Word for word, give the material below again, minus any images.

> [Information shown]
*-*-*
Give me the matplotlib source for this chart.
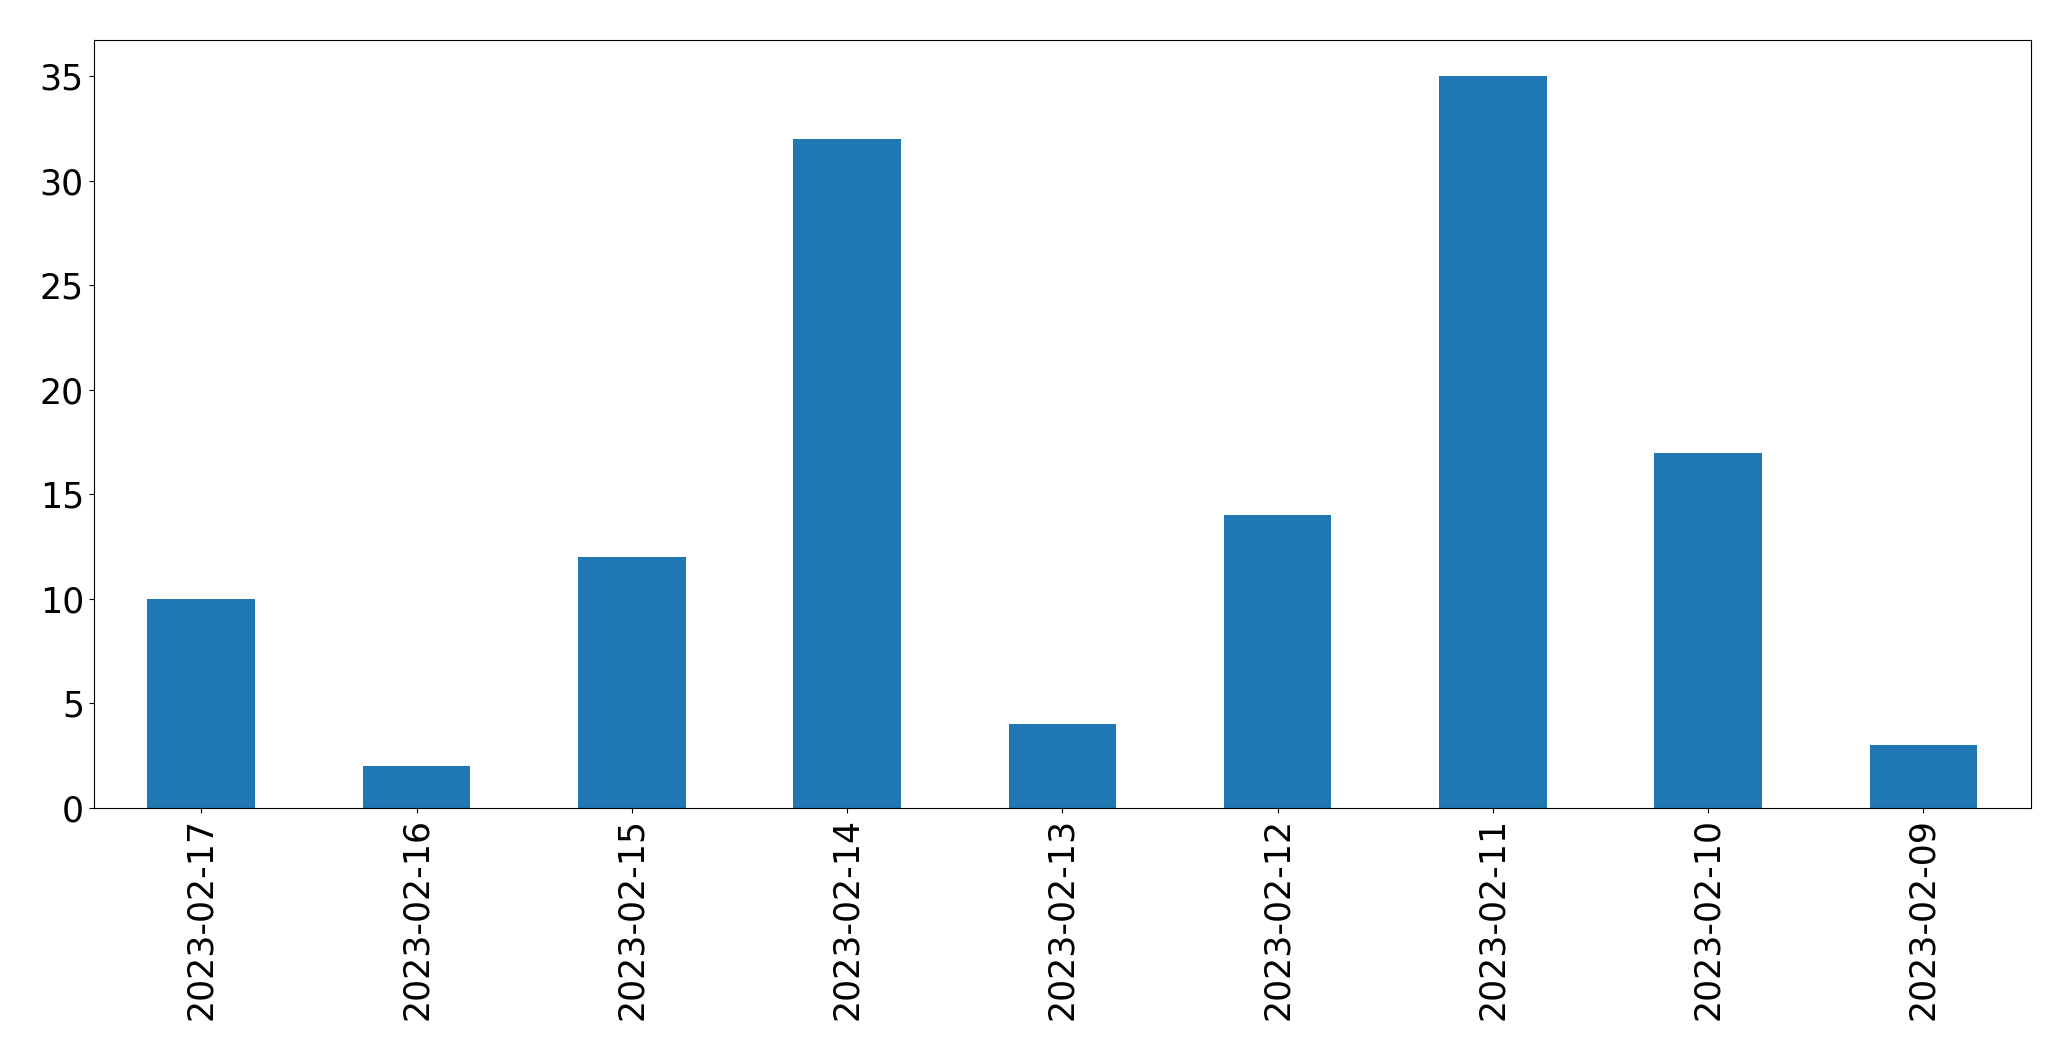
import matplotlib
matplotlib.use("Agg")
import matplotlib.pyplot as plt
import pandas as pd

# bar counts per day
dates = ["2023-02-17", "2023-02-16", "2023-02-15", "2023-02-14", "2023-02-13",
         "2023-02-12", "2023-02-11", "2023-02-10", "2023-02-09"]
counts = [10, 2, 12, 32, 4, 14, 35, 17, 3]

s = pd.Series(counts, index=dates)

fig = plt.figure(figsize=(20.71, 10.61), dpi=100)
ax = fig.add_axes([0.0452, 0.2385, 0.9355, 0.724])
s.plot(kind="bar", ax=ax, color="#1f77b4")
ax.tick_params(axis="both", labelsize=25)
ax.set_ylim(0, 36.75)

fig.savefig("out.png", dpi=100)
*-*-*
> [Result of the exercise]
Give me the matplotlib source for this chart.
import matplotlib
matplotlib.use("Agg")
import matplotlib.pyplot as plt
import pandas as pd

# bar counts per day
dates = ["2023-02-17", "2023-02-16", "2023-02-15", "2023-02-14", "2023-02-13",
         "2023-02-12", "2023-02-11", "2023-02-10", "2023-02-09"]
counts = [10, 2, 12, 32, 4, 14, 35, 17, 3]

s = pd.Series(counts, index=dates)

fig = plt.figure(figsize=(20.71, 10.61), dpi=100)
ax = fig.add_axes([0.0452, 0.2385, 0.9355, 0.724])
s.plot(kind="bar", ax=ax, color="#1f77b4")
ax.tick_params(axis="both", labelsize=25)
ax.set_ylim(0, 36.75)

fig.savefig("out.png", dpi=100)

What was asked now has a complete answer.